**Work instructions:** Only lines with the string "this" matter here; gather them from the material below.

**Records supplied:**
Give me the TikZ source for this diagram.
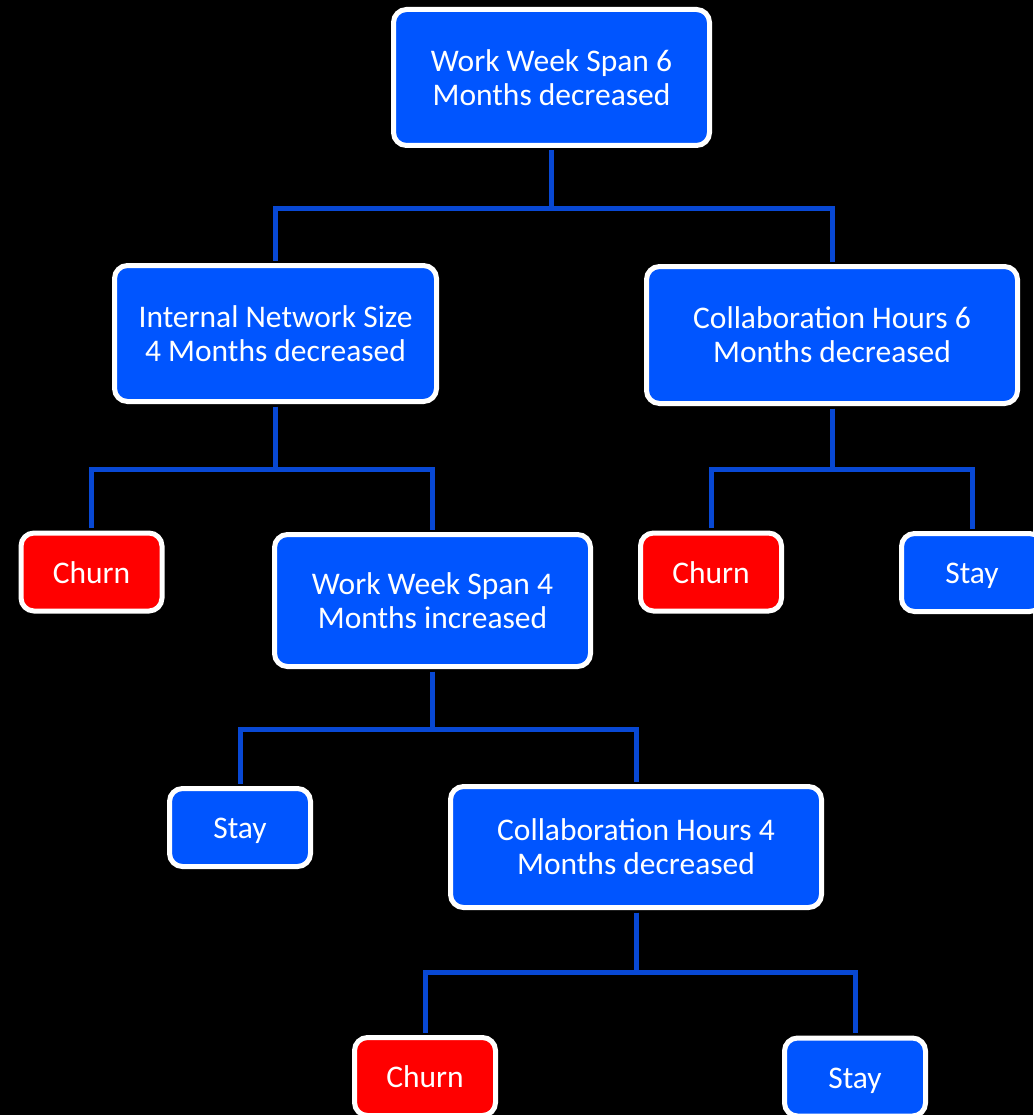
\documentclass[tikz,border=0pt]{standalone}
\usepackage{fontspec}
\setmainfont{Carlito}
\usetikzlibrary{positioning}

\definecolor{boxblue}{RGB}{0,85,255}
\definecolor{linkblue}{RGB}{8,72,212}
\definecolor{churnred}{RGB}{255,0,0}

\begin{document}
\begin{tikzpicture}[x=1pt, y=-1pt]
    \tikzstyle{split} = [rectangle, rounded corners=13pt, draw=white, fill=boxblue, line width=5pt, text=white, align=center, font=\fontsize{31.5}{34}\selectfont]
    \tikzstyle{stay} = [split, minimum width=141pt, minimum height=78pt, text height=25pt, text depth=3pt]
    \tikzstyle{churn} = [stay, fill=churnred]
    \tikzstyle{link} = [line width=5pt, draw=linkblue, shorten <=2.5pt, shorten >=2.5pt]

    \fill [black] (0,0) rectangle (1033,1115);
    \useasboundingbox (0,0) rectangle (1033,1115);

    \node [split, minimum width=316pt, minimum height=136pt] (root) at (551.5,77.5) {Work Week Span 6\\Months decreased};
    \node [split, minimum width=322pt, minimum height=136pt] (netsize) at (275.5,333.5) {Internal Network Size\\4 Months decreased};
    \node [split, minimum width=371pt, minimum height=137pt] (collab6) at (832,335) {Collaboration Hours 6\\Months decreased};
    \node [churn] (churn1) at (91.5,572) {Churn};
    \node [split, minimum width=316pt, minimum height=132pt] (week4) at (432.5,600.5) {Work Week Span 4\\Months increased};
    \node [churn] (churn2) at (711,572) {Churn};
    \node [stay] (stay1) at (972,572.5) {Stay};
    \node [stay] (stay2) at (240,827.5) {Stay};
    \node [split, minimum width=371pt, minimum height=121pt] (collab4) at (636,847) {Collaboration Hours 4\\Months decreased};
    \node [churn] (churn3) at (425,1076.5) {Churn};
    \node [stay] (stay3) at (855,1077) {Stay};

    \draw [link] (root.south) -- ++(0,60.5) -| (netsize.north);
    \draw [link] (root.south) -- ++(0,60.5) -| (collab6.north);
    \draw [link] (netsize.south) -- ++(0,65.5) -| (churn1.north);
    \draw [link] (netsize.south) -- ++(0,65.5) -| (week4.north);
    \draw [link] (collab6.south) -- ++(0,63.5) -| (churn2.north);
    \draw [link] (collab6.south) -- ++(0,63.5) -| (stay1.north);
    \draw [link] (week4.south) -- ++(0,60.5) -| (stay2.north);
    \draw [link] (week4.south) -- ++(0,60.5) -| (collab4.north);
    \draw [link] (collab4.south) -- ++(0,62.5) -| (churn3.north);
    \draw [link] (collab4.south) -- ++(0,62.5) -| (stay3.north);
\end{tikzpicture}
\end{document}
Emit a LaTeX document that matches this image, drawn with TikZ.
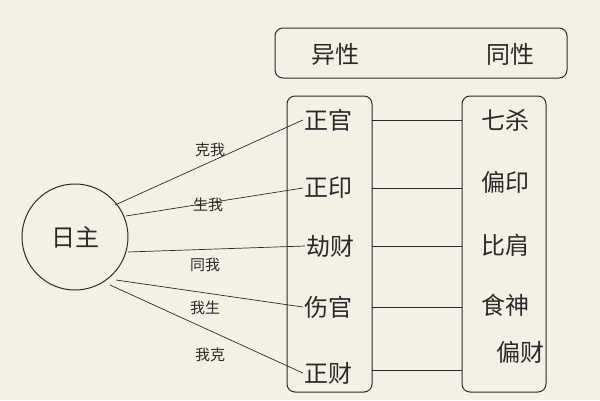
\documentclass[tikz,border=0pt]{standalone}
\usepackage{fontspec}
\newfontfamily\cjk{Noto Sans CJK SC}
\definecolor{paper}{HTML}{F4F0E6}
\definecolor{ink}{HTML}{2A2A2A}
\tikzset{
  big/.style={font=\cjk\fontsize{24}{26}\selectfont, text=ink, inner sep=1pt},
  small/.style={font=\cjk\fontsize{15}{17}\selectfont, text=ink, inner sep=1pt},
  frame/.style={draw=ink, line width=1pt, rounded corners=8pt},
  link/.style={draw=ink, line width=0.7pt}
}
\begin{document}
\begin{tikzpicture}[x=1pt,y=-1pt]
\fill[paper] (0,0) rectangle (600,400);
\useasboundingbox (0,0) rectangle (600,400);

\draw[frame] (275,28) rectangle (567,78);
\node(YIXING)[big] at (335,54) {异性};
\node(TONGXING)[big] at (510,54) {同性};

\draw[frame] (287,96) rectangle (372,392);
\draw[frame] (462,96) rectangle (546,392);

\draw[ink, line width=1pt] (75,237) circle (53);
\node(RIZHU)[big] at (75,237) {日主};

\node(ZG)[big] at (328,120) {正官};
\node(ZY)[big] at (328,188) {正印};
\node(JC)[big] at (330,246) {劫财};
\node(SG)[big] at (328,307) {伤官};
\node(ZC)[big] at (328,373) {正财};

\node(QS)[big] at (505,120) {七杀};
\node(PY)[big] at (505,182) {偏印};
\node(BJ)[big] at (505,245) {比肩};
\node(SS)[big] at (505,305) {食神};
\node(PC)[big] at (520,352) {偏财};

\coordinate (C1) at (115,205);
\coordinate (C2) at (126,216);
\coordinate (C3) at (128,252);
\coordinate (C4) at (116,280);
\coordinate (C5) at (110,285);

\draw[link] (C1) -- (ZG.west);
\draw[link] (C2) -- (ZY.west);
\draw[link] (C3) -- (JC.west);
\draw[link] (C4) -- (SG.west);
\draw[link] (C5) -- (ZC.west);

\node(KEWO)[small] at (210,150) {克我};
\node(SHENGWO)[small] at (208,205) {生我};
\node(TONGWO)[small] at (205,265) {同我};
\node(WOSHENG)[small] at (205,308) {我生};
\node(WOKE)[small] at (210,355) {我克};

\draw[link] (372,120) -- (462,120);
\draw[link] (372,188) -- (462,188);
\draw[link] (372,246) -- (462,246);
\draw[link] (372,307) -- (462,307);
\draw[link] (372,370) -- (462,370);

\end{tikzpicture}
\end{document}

**Response:**
Give me the TikZ source for this diagram.
Emit a LaTeX document that matches this image, drawn with TikZ.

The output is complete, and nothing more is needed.